Supplied data:
------------------------
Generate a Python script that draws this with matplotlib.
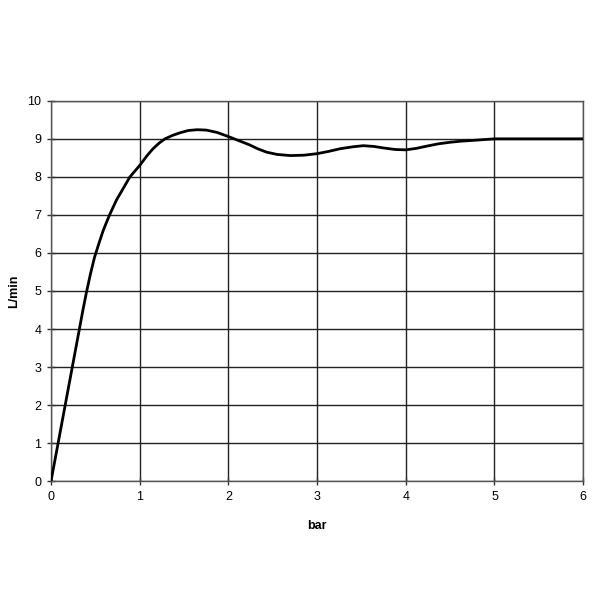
import matplotlib
matplotlib.use("Agg")
import matplotlib.pyplot as plt

# values
pressure_bar = [0, 0.08, 0.16, 0.24, 0.32, 0.36, 0.40, 0.445, 0.49, 0.54, 0.59, 0.66,
                0.74, 0.82, 0.89, 1.0, 1.08, 1.15, 1.22, 1.285, 1.37, 1.455, 1.55,
                1.65, 1.75, 1.87, 2.0, 2.12, 2.24, 2.33, 2.43, 2.55, 2.7, 2.85, 3.0,
                3.13, 3.26, 3.4, 3.52, 3.64, 3.75, 3.88, 4.0, 4.12, 4.24, 4.37, 4.5,
                4.63, 4.76, 4.88, 5.0, 5.5, 6.0]
flow_lpm = [0, 1, 2, 3, 4, 4.5, 4.97, 5.45, 5.88, 6.25, 6.6, 7.0,
            7.4, 7.72, 8.0, 8.3, 8.55, 8.74, 8.89, 9.0, 9.09, 9.16, 9.22,
            9.24, 9.23, 9.17, 9.06, 8.95, 8.84, 8.74, 8.65, 8.59, 8.56, 8.57, 8.61,
            8.67, 8.74, 8.79, 8.82, 8.8, 8.76, 8.72, 8.71, 8.75, 8.81, 8.87, 8.91,
            8.94, 8.96, 8.98, 9.0, 9.0, 9.0]

plt.rcParams["font.family"] = ["Liberation Sans", "DejaVu Sans"]

fig = plt.figure(figsize=(6, 6), dpi=100)
ax = fig.add_axes([0.085, 0.198, 0.887, 0.634])
ax.plot(pressure_bar, flow_lpm, color="black", lw=2.0, solid_joinstyle="round",
        solid_capstyle="round", zorder=3)

ax.set_xlim(0, 6)
ax.set_ylim(0, 10)
ax.set_xticks(range(0, 7))
ax.set_yticks(range(0, 11))
ax.grid(True, color="#222222", lw=1.0)
ax.set_axisbelow(True)
for s in ax.spines.values():
    s.set_color("#555555")
    s.set_linewidth(1.0)
ax.tick_params(direction="inout", length=6, width=1, color="#333333", labelsize=9, pad=4)

ax.set_xlabel("bar", fontsize=9, fontweight="bold", labelpad=12)
ax.set_ylabel("L/min", fontsize=9, fontweight="bold", labelpad=5)

fig.savefig("out.png", dpi=100)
------------------------
Stated exercise:
Copy out every line of the material above exactly, skipping the pictures.

Response:
Generate a Python script that draws this with matplotlib.
import matplotlib
matplotlib.use("Agg")
import matplotlib.pyplot as plt

# values
pressure_bar = [0, 0.08, 0.16, 0.24, 0.32, 0.36, 0.40, 0.445, 0.49, 0.54, 0.59, 0.66,
                0.74, 0.82, 0.89, 1.0, 1.08, 1.15, 1.22, 1.285, 1.37, 1.455, 1.55,
                1.65, 1.75, 1.87, 2.0, 2.12, 2.24, 2.33, 2.43, 2.55, 2.7, 2.85, 3.0,
                3.13, 3.26, 3.4, 3.52, 3.64, 3.75, 3.88, 4.0, 4.12, 4.24, 4.37, 4.5,
                4.63, 4.76, 4.88, 5.0, 5.5, 6.0]
flow_lpm = [0, 1, 2, 3, 4, 4.5, 4.97, 5.45, 5.88, 6.25, 6.6, 7.0,
            7.4, 7.72, 8.0, 8.3, 8.55, 8.74, 8.89, 9.0, 9.09, 9.16, 9.22,
            9.24, 9.23, 9.17, 9.06, 8.95, 8.84, 8.74, 8.65, 8.59, 8.56, 8.57, 8.61,
            8.67, 8.74, 8.79, 8.82, 8.8, 8.76, 8.72, 8.71, 8.75, 8.81, 8.87, 8.91,
            8.94, 8.96, 8.98, 9.0, 9.0, 9.0]

plt.rcParams["font.family"] = ["Liberation Sans", "DejaVu Sans"]

fig = plt.figure(figsize=(6, 6), dpi=100)
ax = fig.add_axes([0.085, 0.198, 0.887, 0.634])
ax.plot(pressure_bar, flow_lpm, color="black", lw=2.0, solid_joinstyle="round",
        solid_capstyle="round", zorder=3)

ax.set_xlim(0, 6)
ax.set_ylim(0, 10)
ax.set_xticks(range(0, 7))
ax.set_yticks(range(0, 11))
ax.grid(True, color="#222222", lw=1.0)
ax.set_axisbelow(True)
for s in ax.spines.values():
    s.set_color("#555555")
    s.set_linewidth(1.0)
ax.tick_params(direction="inout", length=6, width=1, color="#333333", labelsize=9, pad=4)

ax.set_xlabel("bar", fontsize=9, fontweight="bold", labelpad=12)
ax.set_ylabel("L/min", fontsize=9, fontweight="bold", labelpad=5)

fig.savefig("out.png", dpi=100)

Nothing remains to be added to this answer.